Snorting, I turned the corner and got into my own vehicle, Ted. Ted was an unpretentious 1998 Toyota Corolla that had seen me through my entire adult life. We’d been through a lot together, me and Ted. His familiar rumble and vague scent of decades-old dust and burned rubber eased my nerves. Today’s meeting would be a piece of cake.

The town council offices were located in a beautiful stone building that doubled as the local court. New Elwood had a population of approximately ten thousand residents, and we boasted our own courthouse and full-time judge. Sure, Judge Harold Kane was a crotchety old bastard who won the election every six years by default because no other applicants wanted to move here for the year required to qualify for the position, but he was fair and he was ours.

The man in question burst into my office—a repurposed storage closet in the basement of the building—and slammed his meaty palms on my desk.

I rolled back in my chair a scant few inches before my seat-back hit the concrete wall behind me.
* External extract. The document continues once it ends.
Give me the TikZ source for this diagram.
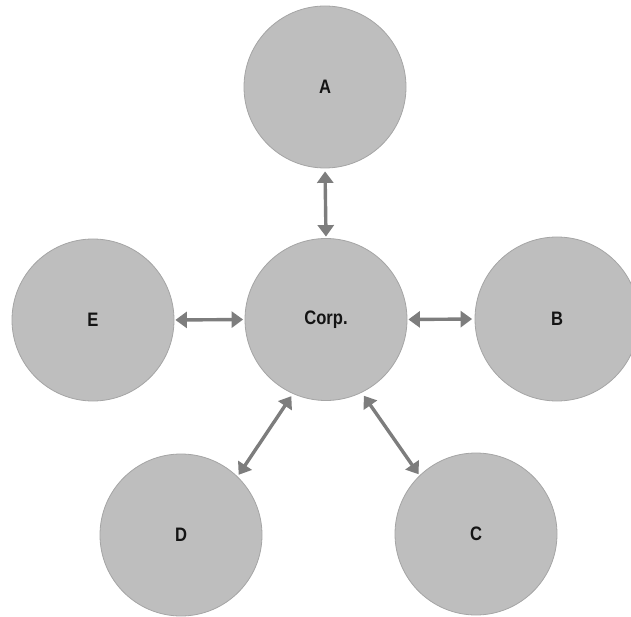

The important thing to do when faced with someone larger and more powerful than you was not to flinch. Something I should’ve remembered later, when meeting another man.

“What can I do for you, Harold?”

Judge Kane was a tall, wide man who was intimidating even when you knew he hid a heart of gold behind his steely gaze. He still had all his hair, a shock of pure white which he proudly coiffed to add another two inches to his already considerable height. That morning, he regarded me with piercing blue eyes, no sign of the kindly grandfather I knew him to be. “You meeting that Anderson fella today?”

I checked the time and nodded. “In twenty minutes.”

“Give him hell, Reeves.”

My lips twitched. Judge Kane’s wife, Gladys, was one of the curators at the local museum. Both of them believed in preserving the town as much as possible. “You know I will.”

“Good.” He gave me a curt nod, then whirled out of my office and went to bark at someone else. His voice echoed in the narrow underground hallways until he disappeared into an elevator.

After reviewing the notes I’d prepared one last time, I tapped the sheets to line them up, then slipped them into my leather-bound zipper folder. I grabbed my stamp and ink pad, and my favorite pen—red, of course, as was appropriate for a man of Anderson’s ilk—and stood. It was time I went to meet my enemy.

I took the stairs to the third floor, using the walk to center myself. Brick by brick, I built my façade and ran through my arguments in my head. Being in this beautiful building helped.

For a small town, our council building and courthouse were surprisingly grand. I took in the marble steps, listening to the echo of my fabulous shoes and the chatter of other public servants starting their workday. My fingers drifted over the smooth stone balustrade, tracing the curlicues at the bottom and top of every landing. The floors were off-white, shot through with veins of black. The leaded windows let in the late-spring sunshine, bathing the stairwell in gold.